Several provisions in this bill would have cost implications.

The change in the equalized wealth level and the indexing of the hold
harmless wealth level to that change will result in less revenue from the
purchase of attendance credits.  It is estimated that this reduction in
recapture revenue is approximately $309 million for the 2000-01 biennium.

The increase in the Tier II guaranteed yield to $23.80 coupled with the
provision that limits access to additional state aid by referencing the
maintenance revenues available to the district in 1998-99 is anticipated
to increase state aid by slightly more than $1 billion for the 2000-01
biennium.  For subsequent years, this estimate assumes districts would
earn additional funding under the guaranteed yield at increased tax
effort.   Information provided by the Texas Education Agency and used in
this estimate assumes that school districts would take full advantage of
the eight cent rollback provision, resulting in higher tax effort and
therefore increased state aid in 2002.  To the extent that school
districts do not increase tax effort to the maximum allowable under the
legislation, state aid would be less than indicated in the table above.

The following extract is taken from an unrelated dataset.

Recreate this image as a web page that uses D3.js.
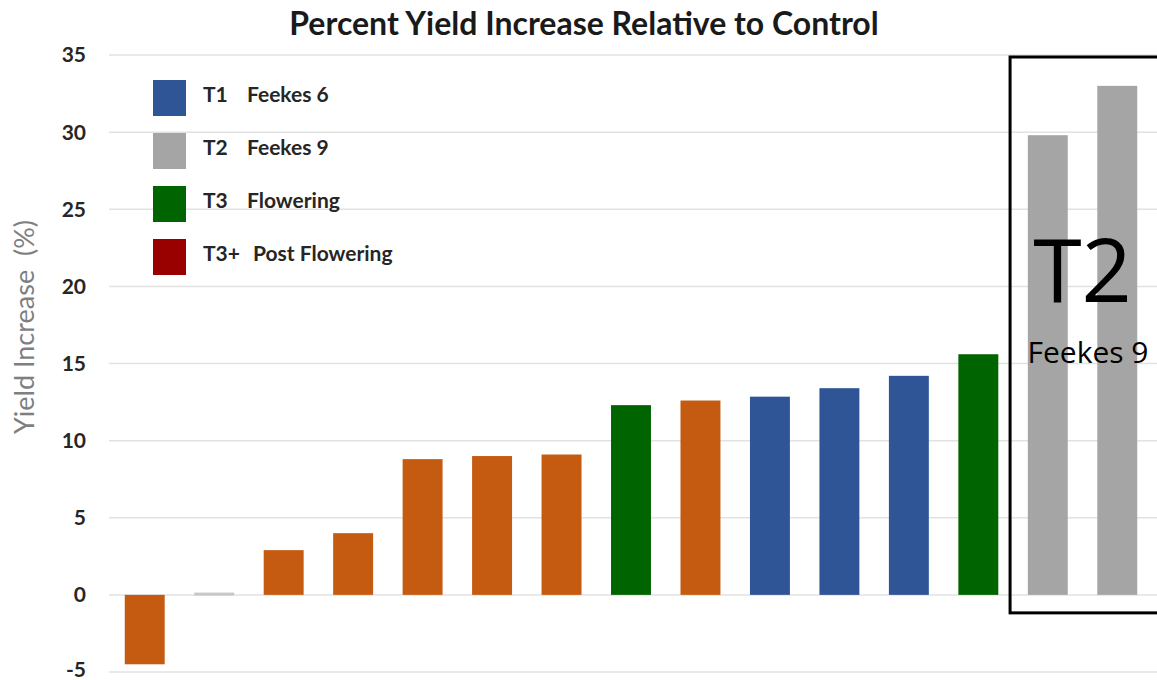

The estimate of the cost for TRS contributions is based on projected 1999
payroll levels, assumed to grow 2.5% annually as a result of increases
in the number of employees, but no increase in the minimum salary
schedule.  The estimate is based on TRS contribution data.
Local Government Impact
The legislation holds school districts revenue neutral for the 2000-01
biennium.  Increases in state aid for Chapter 42 districts and a
reduction in recapture for Chapter 41 districts translates into lower tax
rates and therefore no net revenue gain for the 2000-01 biennium.  In
future years, districts would be able to realize net revenue increases
pursuant to these provisions.

The provisions relating to member contributions to TRS do not require
that school districts pick up the member contributions on salaries over
the minimum salary schedule.  Currently, school districts are responsible
for making the employer contribution on salaries that exceed the minimum

There will also be some local implications to the TRS change.  It is
unclear how this effect can be quantified until final rules for the
administration of the benefit are available.